Harold Stanton was fired as fire chief of Jerusalem Township on March 19, 2013. The reason given for his termination was “misfeasance, malfeasance, nonfeasance, and misconduct in the performance of his official duties.” The charges stem from a fire on February 23, 2013 where a friend of the chief, whom the Township Trustees have directed not to assist at fire scenes, allegedly provided assistance.
At the heart of the case appears to be some bad relations between current Township Trustees and two brothers, Jim and Joe Gray. Both Grays are former township firefighters and Joe was once served as a Township Trustee. Chief Stanton and Jim Gray are personal friends and the Trustees had previously ordered Chief Stanton to prevent Jim Gray from assisting at fire scenes. According to the complaint, Jim Gray did assist at the February 23rd fire, but it was without the knowledge or consent of Chief Stanton.
Chief Stanton filed his first suit in state court claiming that Township Trustees violated his due process rights and failed to follow proper procedures in terminating him. Last August, Judge Dean Mandros of the Lucas County Court of Common Pleas ruled in favor of the chief ordering Jerusalem Township to reinstate and compensate him for all lost wages and benefits. That ruling has been stayed pending the Township’s appeal.
Chief Stanton, who is also a career firefighter in Toledo, filed a second suit in mid-September, this time in US District Court. The two-count complaint alleges liability under 42 U.S.C. §1983 for Constitutional Rights violations. Specifically, Chief Stanton alleges that the Trustees “acting under color of state law, terminated Plaintiff’s employment as a result of his friendship and association with Jim Gray in violation of Plaintiff’s First and Fourteenth Amendment right to freedom of association.”
The suit also includes a second count for a due process violation, although that claim risks being barred given the same allegation appears to have been made and ruled upon in state court in the chief’s favor.

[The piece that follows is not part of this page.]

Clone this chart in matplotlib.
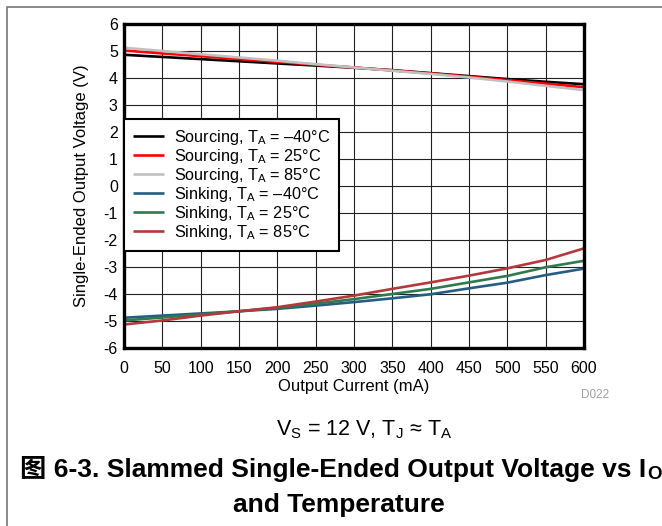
import matplotlib
matplotlib.use("Agg")
import matplotlib.pyplot as plt
from matplotlib.lines import Line2D

plt.rcParams['font.family'] = ['Liberation Sans', 'Noto Sans CJK SC', 'DejaVu Sans']
plt.rcParams['mathtext.fontset'] = 'custom'
plt.rcParams['mathtext.rm'] = 'Liberation Sans'
plt.rcParams['axes.unicode_minus'] = False

# output current (mA)
current = [0, 50, 100, 150, 200, 250, 300, 350, 400, 450, 500, 550, 600]

# sourcing curves (V)
src_m40 = [4.86, 4.78, 4.70, 4.62, 4.54, 4.46, 4.38, 4.29, 4.18, 4.07, 3.96, 3.86, 3.77]
src_25 = [5.02, 4.91, 4.81, 4.70, 4.60, 4.49, 4.39, 4.28, 4.17, 4.05, 3.92, 3.79, 3.66]
src_85 = [5.12, 5.00, 4.88, 4.76, 4.64, 4.51, 4.39, 4.27, 4.15, 4.02, 3.87, 3.71, 3.55]

# sinking curves (V)
snk_m40 = [-4.88, -4.80, -4.72, -4.64, -4.55, -4.43, -4.30, -4.16, -4.01, -3.79, -3.58, -3.30, -3.06]
snk_25 = [-4.98, -4.87, -4.76, -4.64, -4.51, -4.36, -4.19, -4.00, -3.81, -3.57, -3.33, -3.01, -2.77]
snk_85 = [-5.13, -4.98, -4.80, -4.64, -4.49, -4.28, -4.06, -3.81, -3.57, -3.32, -3.05, -2.74, -2.31]

series = [
    (src_m40, "#000000", "Sourcing, T$_\\mathregular{A}$ = \u201340\u00b0C"),
    (src_25, "#ff0000", "Sourcing, T$_\\mathregular{A}$ = 25\u00b0C"),
    (src_85, "#c0c0c0", "Sourcing, T$_\\mathregular{A}$ = 85\u00b0C"),
    (snk_m40, "#255d83", "Sinking, T$_\\mathregular{A}$ = \u201340\u00b0C"),
    (snk_25, "#2f7a4f", "Sinking, T$_\\mathregular{A}$ = 25\u00b0C"),
    (snk_85, "#b3393c", "Sinking, T$_\\mathregular{A}$ = 85\u00b0C"),
]

x_ticks = list(range(0, 601, 50))
y_ticks = list(range(-6, 7))

fig = plt.figure(figsize=(6.62, 5.26), dpi=100)
ax = fig.add_axes([124 / 662, 1 - 348 / 526, 460 / 662, 324 / 526])

for vals, col, lab in series:
    ax.plot(current, vals, color=col, lw=1.9, label=lab, solid_capstyle='butt')

ax.set_xlim(0, 600)
ax.set_ylim(-6, 6)
ax.set_xticks(x_ticks)
ax.set_yticks(y_ticks)
ax.grid(True, color="#222222", lw=0.8)
ax.set_axisbelow(True)
ax.tick_params(axis='both', length=0, labelsize=11.5)
ax.tick_params(axis='x', pad=9.5)
ax.tick_params(axis='y', pad=4.5)
for s in ax.spines.values():
    s.set_linewidth(2.4)
    s.set_color("black")

ax.set_xlabel("Output Current (mA)", fontsize=12)
ax.set_ylabel("Single-Ended Output Voltage (V)", fontsize=12)
ax.xaxis.set_label_coords(0.5, -0.096)
ax.yaxis.set_label_coords(-0.076, 0.5)

leg = ax.legend(loc='upper left', bbox_to_anchor=(0, 0.707), borderaxespad=0,
                fontsize=11.7, frameon=True, fancybox=False, labelspacing=0.0,
                handlelength=1.9, handletextpad=0.6, borderpad=0.55)
leg.get_frame().set_edgecolor("black")
leg.get_frame().set_linewidth(1.5)
leg.get_frame().set_alpha(1)

fig.text(609 / 662, 1 - 395 / 526, "D022", fontsize=8.5, color="#a0a0a0",
         ha='right', va='center')

fig.text(364 / 662, 1 - 435 / 526,
         "V$_\\mathregular{S}$ = 12 V, T$_\\mathregular{J}$ \u2248 T$_\\mathregular{A}$",
         fontsize=15.5, ha='center', va='baseline')

t1 = fig.text(20 / 662, 1 - 477 / 526,
              "\u56fe 6-3. Slammed Single-Ended Output Voltage vs I",
              fontsize=19, fontweight='bold', ha='left', va='baseline')
fig.text(339 / 662, 1 - 512 / 526, "and Temperature",
         fontsize=19, fontweight='bold', ha='center', va='baseline')
ax.annotate("O", xy=(1, 0), xycoords=t1, xytext=(0.5, -1), textcoords='offset points',
            fontsize=13.5, fontweight='bold', ha='left', va='bottom', annotation_clip=False)

# page frame (top and left edges only visible)
fig.add_artist(Line2D([7 / 662, 7 / 662, 1.0], [0.0, 1 - 7 / 526, 1 - 7 / 526],
                      transform=fig.transFigure, color="#808080", lw=1.3))

fig.savefig("out.png", dpi=100)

Here is a copy of the complaint.Stanton v. Kiss
Incidentally, for those who have been through the Fire Department Administrative Investigations and Enforcing Discipline program (not to mention my Fire Law class at Providence College), we spent quite a bit of time discussing due process and the right of an accused firefighter to an impartial decision-maker.
In this case, Chief Stanton is alleging that the Trustees served both as witnesses for the prosecution and as neutral decision makers. What is the due process consequence of a neutral party testifying for the prosecution?